If you’ve low levels of unsecured debts and money left in your bank account at the end of the month (after you’ve paid all your essential bills), a DMP may be right for you. As with most things in life, however, there are pros and cons to DMPs, which you need to consider before making your final decision.

The Pros:

  • Your payments are affordable, based on your income and expenditure
  • You can include household bills where you’re in arrears
  • There’s one monthly payment, making it easier to manage your money

The Cons:

  • Creditors aren’t required to accept the terms of a DMP, meaning you could still be subject to additional fees, increasing the total money you owe them
  • Creditors can still contact you and take further action to collect money owed, e.g. pursuing a county court judgement (CCJ)

If you include household bills, the DMP only covers arrears; you’ll still need to make your regular monthly payments.

How Does A DMP Work?

To set up a DMP, you’ll need to work with a debt management company, who’ll review your income and expenditure, including unsecured debts.

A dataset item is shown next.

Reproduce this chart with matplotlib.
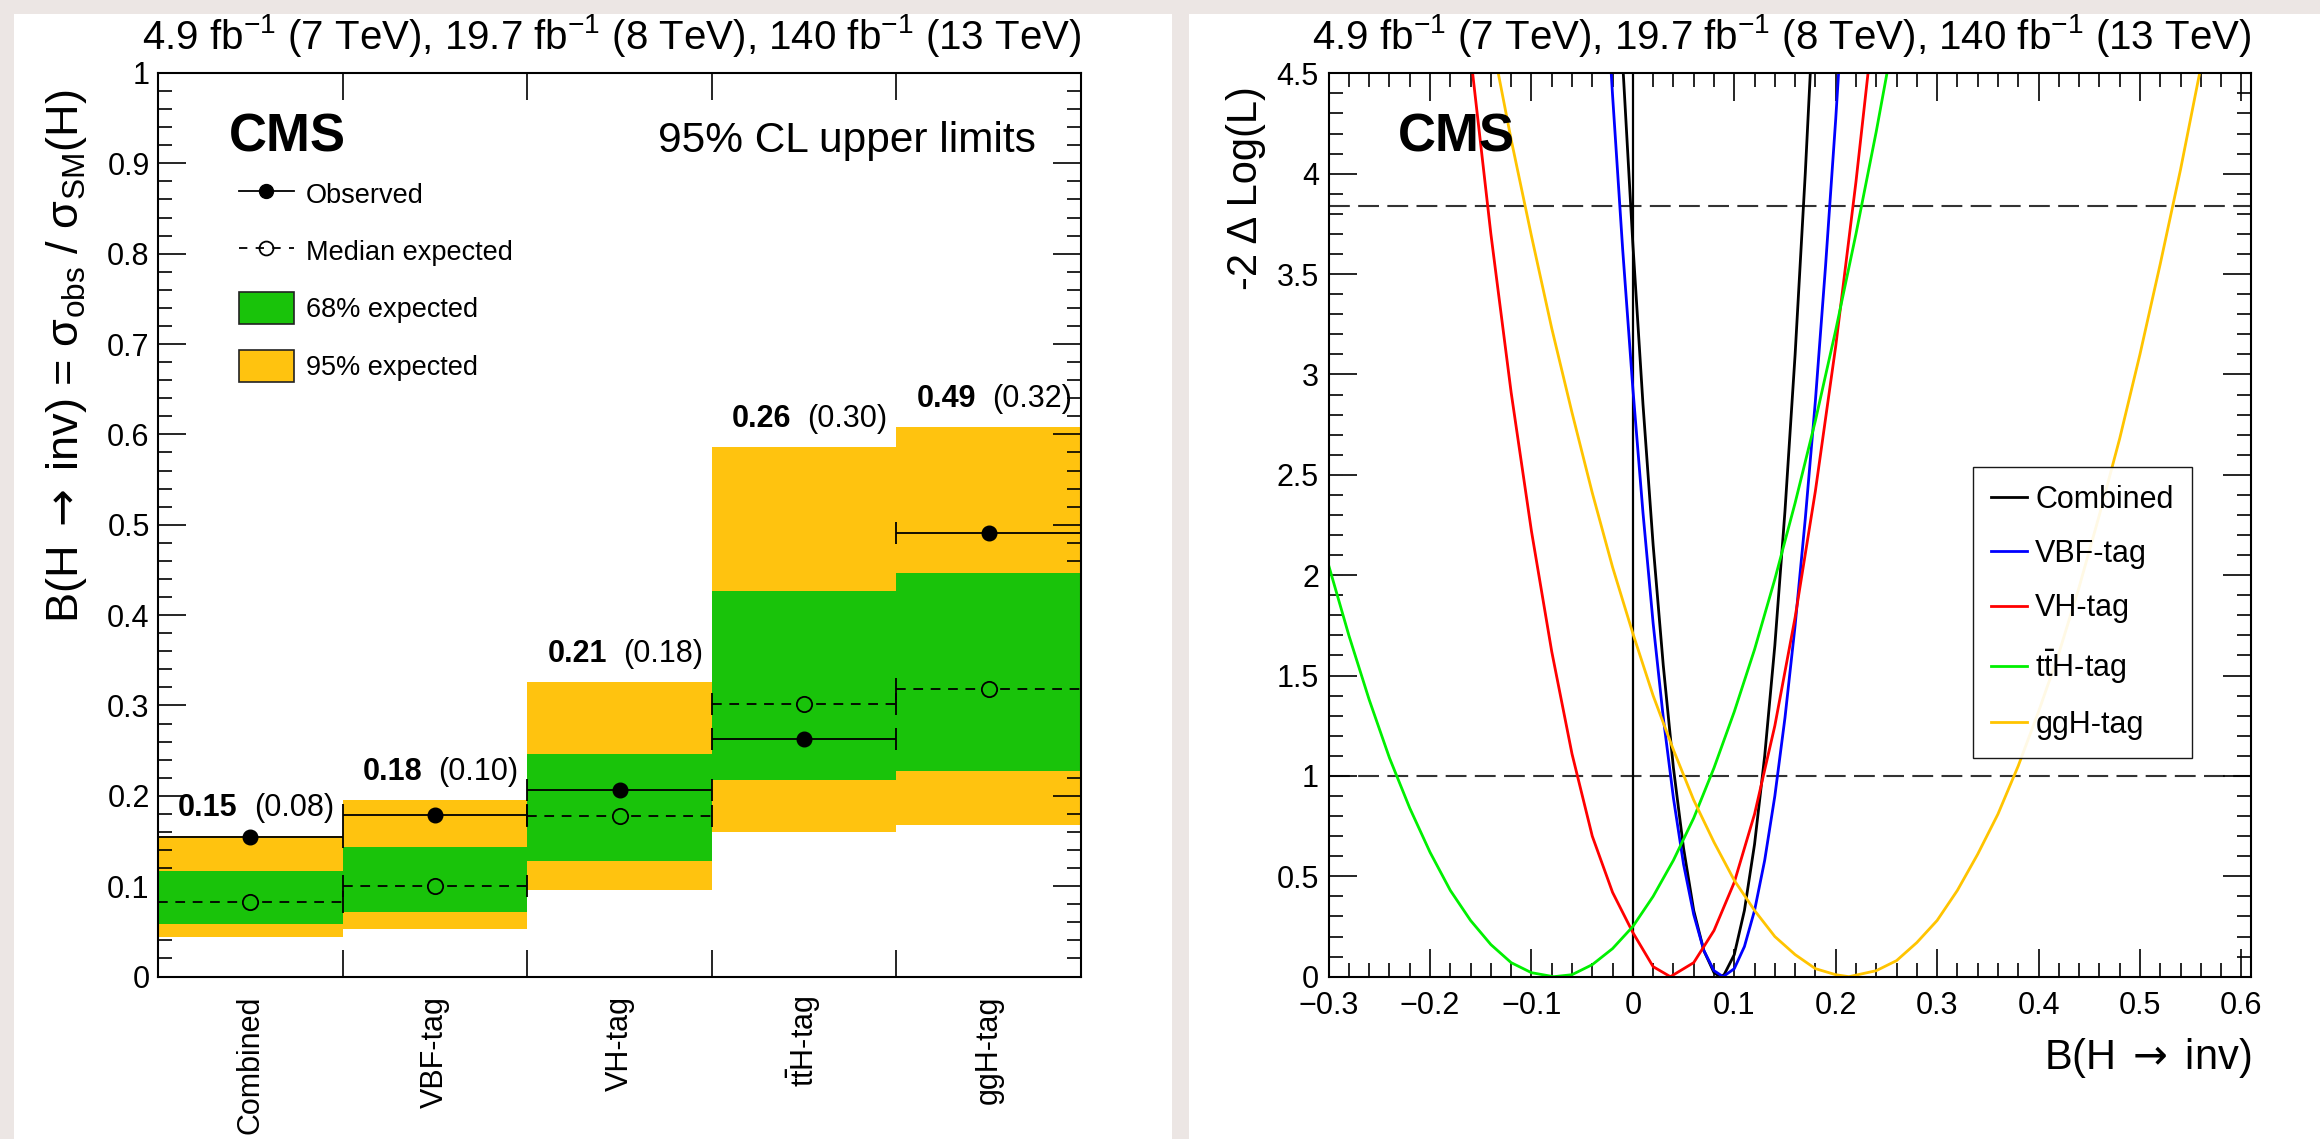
import matplotlib
matplotlib.use('Agg')
import matplotlib.pyplot as plt
from matplotlib.lines import Line2D
from matplotlib.patches import Patch, Rectangle
from matplotlib.ticker import MultipleLocator, FuncFormatter

# ---------------- data: left panel (95% CL upper limits) ----------------
categories = ['Combined', 'VBF-tag', 'VH-tag', 't$\\bar{\\mathregular{t}}$H-tag', 'ggH-tag']
observed = [0.154, 0.179, 0.206, 0.263, 0.491]
expected = [0.083, 0.100, 0.178, 0.302, 0.318]
band68_lo = [0.058, 0.071, 0.128, 0.217, 0.227]
band68_hi = [0.117, 0.143, 0.246, 0.427, 0.447]
band95_lo = [0.044, 0.053, 0.096, 0.160, 0.168]
band95_hi = [0.155, 0.195, 0.326, 0.586, 0.608]
obs_labels = ['0.15', '0.18', '0.21', '0.26', '0.49']
exp_labels = ['(0.08)', '(0.10)', '(0.18)', '(0.30)', '(0.32)']

# ---------------- data: right panel (-2 Delta log L scans) ----------------
comb_x = [-0.015, -0.01, 0.0, 0.01, 0.02, 0.03, 0.04, 0.05, 0.06, 0.07, 0.08, 0.086,
          0.09, 0.10, 0.11, 0.12, 0.13, 0.14, 0.15, 0.16, 0.17, 0.18]
comb_y = [5.04, 4.55, 3.65, 2.85, 2.15, 1.55, 1.04, 0.64, 0.33, 0.13, 0.02, 0.0,
          0.01, 0.11, 0.33, 0.66, 1.10, 1.65, 2.32, 3.10, 4.00, 5.01]
vbf_x = [-0.025, -0.02, -0.01, 0.0, 0.01, 0.02, 0.03, 0.04, 0.05, 0.06, 0.07, 0.08, 0.089,
         0.10, 0.11, 0.12, 0.13, 0.14, 0.15, 0.16, 0.17, 0.18, 0.19, 0.20, 0.21]
vbf_y = [4.81, 4.39, 3.62, 2.93, 2.31, 1.76, 1.29, 0.89, 0.56, 0.31, 0.13, 0.03, 0.0,
         0.04, 0.15, 0.33, 0.58, 0.90, 1.29, 1.75, 2.28, 2.87, 3.54, 4.27, 5.08]
vh_x = [-0.17, -0.16, -0.14, -0.12, -0.10, -0.08, -0.06, -0.04, -0.02, 0.0, 0.02, 0.037,
        0.06, 0.08, 0.10, 0.12, 0.14, 0.16, 0.18, 0.20, 0.22, 0.24]
vh_y = [5.10, 4.59, 3.70, 2.91, 2.22, 1.62, 1.11, 0.70, 0.42, 0.22, 0.05, 0.0,
        0.07, 0.23, 0.47, 0.81, 1.25, 1.79, 2.42, 3.14, 3.96, 4.87]
tth_x = [-0.30, -0.28, -0.26, -0.24, -0.22, -0.20, -0.18, -0.16, -0.14, -0.12, -0.10, -0.078,
         -0.06, -0.04, -0.02, 0.0, 0.02, 0.04, 0.06, 0.08, 0.10, 0.12, 0.14, 0.16, 0.18,
         0.20, 0.22, 0.24, 0.26]
tth_y = [2.05, 1.70, 1.38, 1.09, 0.84, 0.62, 0.43, 0.28, 0.16, 0.07, 0.02, 0.0,
         0.01, 0.06, 0.14, 0.25, 0.40, 0.58, 0.79, 1.04, 1.32, 1.63, 1.98, 2.36, 2.77,
         3.22, 3.70, 4.21, 4.76]
ggh_x = [-0.14, -0.12, -0.10, -0.08, -0.06, -0.04, -0.02, 0.0, 0.02, 0.04, 0.06, 0.08,
         0.10, 0.12, 0.14, 0.16, 0.18, 0.20, 0.213, 0.24, 0.26, 0.28, 0.30, 0.32, 0.34,
         0.36, 0.38, 0.40, 0.42, 0.44, 0.46, 0.48, 0.50, 0.52, 0.54, 0.56, 0.58]
ggh_y = [4.69, 4.17, 3.69, 3.23, 2.81, 2.41, 2.04, 1.71, 1.40, 1.13, 0.88, 0.67,
         0.48, 0.33, 0.20, 0.11, 0.04, 0.01, 0.0, 0.03, 0.08, 0.17, 0.28, 0.43, 0.61,
         0.81, 1.05, 1.32, 1.61, 1.94, 2.30, 2.68, 3.10, 3.55, 4.02, 4.53, 5.07]
scan_labels = ['Combined', 'VBF-tag', 'VH-tag', 't$\\bar{\\mathregular{t}}$H-tag', 'ggH-tag']
scan_colors = ['#000000', '#0000ff', '#ff0000', '#00f000', '#ffc400']
ref_levels = [1.0, 3.84]

title = ('4.9 fb$^{\\mathregular{-1}}$ (7 TeV), 19.7 fb$^{\\mathregular{-1}}$ (8 TeV), '
         '140 fb$^{\\mathregular{-1}}$ (13 TeV)')

# ---------------- style ----------------
plt.rcParams['font.family'] = ['Liberation Sans', 'DejaVu Sans']
plt.rcParams['mathtext.fontset'] = 'dejavusans'
plt.rcParams['lines.scale_dashes'] = False
plt.rcParams['axes.linewidth'] = 1.5

W, H, DPI = 2320, 1139, 100
BG = '#ece6e4'
GREEN = '#19c30a'
YELLOW = '#ffc30f'


def fx(px):
    return px / W


def fy(py):
    return 1 - py / H


fig = plt.figure(figsize=(W / DPI, H / DPI), dpi=DPI, facecolor=BG)
fig.add_artist(Rectangle((fx(14), 0), (1172 - 14) / W, fy(14), transform=fig.transFigure,
                         facecolor='white', edgecolor='none', zorder=-10))
fig.add_artist(Rectangle((fx(1189), 0), (W - 1189) / W, fy(14), transform=fig.transFigure,
                         facecolor='white', edgecolor='none', zorder=-10))

ax1 = fig.add_axes([fx(158), fy(976.5), (1081 - 158) / W, (976.5 - 73) / H])
ax2 = fig.add_axes([fx(1328.6), fy(976.7), (2251 - 1328.6) / W, (976.7 - 73.3) / H])


def fmt(v, pos):
    v = round(v, 4)
    if abs(v) < 1e-9:
        return '0'
    return f'{v:g}'.replace('-', '\u2212')


# ---------------- left panel ----------------
xs = list(range(len(categories)))
ax1.bar(xs, [h - l for h, l in zip(band95_hi, band95_lo)], bottom=band95_lo, width=1.0,
        color=YELLOW, linewidth=0, zorder=1)
ax1.bar(xs, [h - l for h, l in zip(band68_hi, band68_lo)], bottom=band68_lo, width=1.0,
        color=GREEN, linewidth=0, zorder=2)
eb_exp = ax1.errorbar(xs, expected, xerr=0.5, fmt='o', ms=11, mfc=GREEN, mec='k', mew=1.3,
                      ecolor='k', elinewidth=1.3, capsize=8, capthick=1.3, zorder=3)
eb_exp[2][0].set_linestyle((0, (7, 5.5)))
ax1.errorbar(xs, observed, xerr=0.5, fmt='o', ms=10.5, color='k', elinewidth=1.3,
             capsize=8, capthick=1.3, zorder=4)

for i in xs:
    ax1.annotate(obs_labels[i], xy=(i, band95_hi[i] + 0.031), xytext=(-9, 0),
                 textcoords='offset points', ha='right', va='center',
                 fontsize=22, fontweight='bold')
    ax1.annotate(exp_labels[i], xy=(i, band95_hi[i] + 0.031), xytext=(2.5, 0),
                 textcoords='offset points', ha='left', va='center', fontsize=22)

ax1.set_xlim(-0.5, len(categories) - 0.5)
ax1.set_ylim(0, 1)
ax1.set_xticks([i - 0.5 for i in range(len(categories) + 1)])
ax1.set_xticklabels([])
ax1.set_xticks(xs, categories, minor=True, rotation=90)
ax1.yaxis.set_major_locator(MultipleLocator(0.1))
ax1.yaxis.set_minor_locator(MultipleLocator(0.02))
ax1.yaxis.set_major_formatter(FuncFormatter(fmt))
ax1.tick_params(which='both', direction='in', top=True, right=True, width=1.2,
                labelsize=22, color='k')
ax1.tick_params(axis='y', which='major', length=20, pad=6)
ax1.tick_params(axis='y', which='minor', length=10)
ax1.tick_params(axis='x', which='major', length=19.5)
ax1.tick_params(axis='x', which='minor', length=0, pad=14)

ax1.set_ylabel('B(H$\\:\\rightarrow\\:$inv) = \u03c3$_{\\mathregular{obs}}$ / '
               '\u03c3$_{\\mathregular{SM}}$(H)',
               fontsize=32.5, ha='center', va='top', rotation=90, rotation_mode='default')
ax1.yaxis.set_label_coords((67 - 158) / 923, (976 - 89) / 903)

ax1.text(1.0, (976 - 49) / 903, title, transform=ax1.transAxes, ha='right', va='baseline',
         fontsize=29)
ax1.text(0.0769, (976 - 151.5) / 903, 'CMS', transform=ax1.transAxes, ha='left',
         va='baseline', fontsize=38, fontweight='bold')
ax1.text(0.951, (976 - 152) / 903, '95% CL upper limits', transform=ax1.transAxes,
         ha='right', va='baseline', fontsize=30.5)

h_obs = Line2D([], [], color='k', marker='o', ms=10, lw=1.3)
h_exp = Line2D([], [], color='k', marker='o', ms=10, mfc='none', mew=1.3, lw=1.3,
               linestyle=(0, (6, 6)))
h_68 = Patch(facecolor=GREEN, edgecolor='#222222', linewidth=1.2)
h_95 = Patch(facecolor=YELLOW, edgecolor='#222222', linewidth=1.2)
ax1.legend([h_obs, h_exp, h_68, h_95],
           ['Observed', 'Median expected', '68% expected', '95% expected'],
           loc='upper left', bbox_to_anchor=((239 - 158) / 923, (976 - 178) / 903),
           borderaxespad=0, borderpad=0, frameon=False, fontsize=19.5,
           handlelength=2.03, handleheight=1.44, handletextpad=0.43, labelspacing=0.93,
           numpoints=1)

# ---------------- right panel ----------------
scans = [(comb_x, comb_y), (vbf_x, vbf_y), (vh_x, vh_y), (tth_x, tth_y), (ggh_x, ggh_y)]
for lvl in ref_levels:
    ax2.axhline(lvl, color='#333333', lw=1.5, linestyle=(0, (15, 6)), zorder=1)
ax2.axvline(0.0, color='k', lw=1.6, zorder=1)
handles = []
for (sx, sy), lab, col in zip(scans, scan_labels, scan_colors):
    ln, = ax2.plot(sx, sy, color=col, lw=2.0, label=lab, zorder=2)
    handles.append(ln)

ax2.set_xlim(-0.3, 0.6095)
ax2.set_ylim(0, 4.5)
ax2.xaxis.set_major_locator(MultipleLocator(0.1))
ax2.xaxis.set_minor_locator(MultipleLocator(0.02))
ax2.yaxis.set_major_locator(MultipleLocator(0.5))
ax2.yaxis.set_minor_locator(MultipleLocator(0.1))
ax2.xaxis.set_major_formatter(FuncFormatter(fmt))
ax2.yaxis.set_major_formatter(FuncFormatter(fmt))
ax2.tick_params(which='both', direction='in', top=True, right=True, width=1.2,
                labelsize=22, color='k')
ax2.tick_params(which='major', length=20)
ax2.tick_params(which='minor', length=10)
ax2.tick_params(axis='x', which='major', pad=10)
ax2.tick_params(axis='y', which='major', pad=7)

ax2.set_ylabel('-2 \u0394 Log(L)', fontsize=30, ha='center', va='top', rotation=90,
               rotation_mode='default')
ax2.yaxis.set_label_coords((1246 - 1328.6) / 922.4, (976.7 - 86) / 903.4)
ax2.set_xlabel('B(H$\\:\\rightarrow\\:$inv)', fontsize=30, ha='right', va='top')
ax2.xaxis.set_label_coords(1.0, (976.7 - 1036) / 903.4)

ax2.text(1.0, (976.7 - 49) / 903.4, title, transform=ax2.transAxes, ha='right',
         va='baseline', fontsize=29)
ax2.text(0.0752, (976.7 - 151.5) / 903.4, 'CMS', transform=ax2.transAxes, ha='left',
         va='baseline', fontsize=38, fontweight='bold')

leg2 = ax2.legend(handles=handles, loc='upper left',
                  bbox_to_anchor=((1972.7 - 1328.6) / 922.4, (976.7 - 466.7) / 903.4),
                  borderaxespad=0, borderpad=0.6, fontsize=22, handlelength=1.18,
                  handletextpad=0.27, labelspacing=0.79, frameon=True, fancybox=False,
                  edgecolor='black', framealpha=0.9, facecolor='white')
leg2.get_frame().set_linewidth(1.0)

fig.savefig('out.png', dpi=DPI, facecolor=BG)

They’ll work with you to set up an affordable budget and speak to your creditors to arrange for you to make lower payments until your debts are cleared.

Once this is agreed, you’ll make a single monthly payment to your debt management company, and they’ll make payments to your creditors on your behalf. The debt management company will then review your levels of debt regularly to ensure you can still afford to make payments.

If you want to set up a DMP, find an agency that doesn’t charge a fee, a debt charity for example. If you have an agency that charges fees, make a switch to a fee-free provider, letting you put more money towards your debts, paying them off faster.

Will A DMP Affect Your Credit Rating?

While a DMP isn’t registered on your credit file the way bankruptcies are, it will impact your credit rating because you’re likely to be making lower payments to your creditors than initially agreed. Creditors will record these are partial payments and may add a note to say the account is subject to a DMP.

If a creditor decides to close or cancel your account (known as a default), even if they are accepting payments under the DMP, this will be recorded on your credit record, as will any CCJ. Defaults and CCJs stay on your credit record for six years, at which point they’re removed.

How A DMP Will Affect Other Finances

  • Renting: You may find it more difficult to rent a home. Larger landlords tend to run credit checks, and smaller landlords often review public records, which will show up court actions such as CCJs. Social landlords do not run credit checks and are used to working with tenants with lower incomes/poor credit so may be a better option.
  • Mortgages: Lenders will run credit checks against any application, including to re-mortgage your home. As any savings will be used under your DMP to pay off debts, it’s unlikely you would have the deposit needed for a mortgage or that you would be approved for one requiring little/no deposit. If you’re on a fixed-rate mortgage and this expires you may find it difficult to get a new fixed-rate and be moved to the standard variable rate.
  • Utilities: Utility companies tend to run credit checks, asking those with poor credit to open pre-payment or pay-as-you-go accounts.
  • Insurance: As car and home insurance can be cancelled for non-payment, you are more likely to be approved for monthly payments, though the interest rates might be higher.
  • Mobile phones: Due to the length of the contract and the fact most include receiving a phone, you may need to rely on pay-as-you-go phones instead.

While you may still be approved for credit while on a DMP you should be careful of taking out any more debt. You should also check with your debt management agency as applying for credit may put you in breach of your DMP agreement.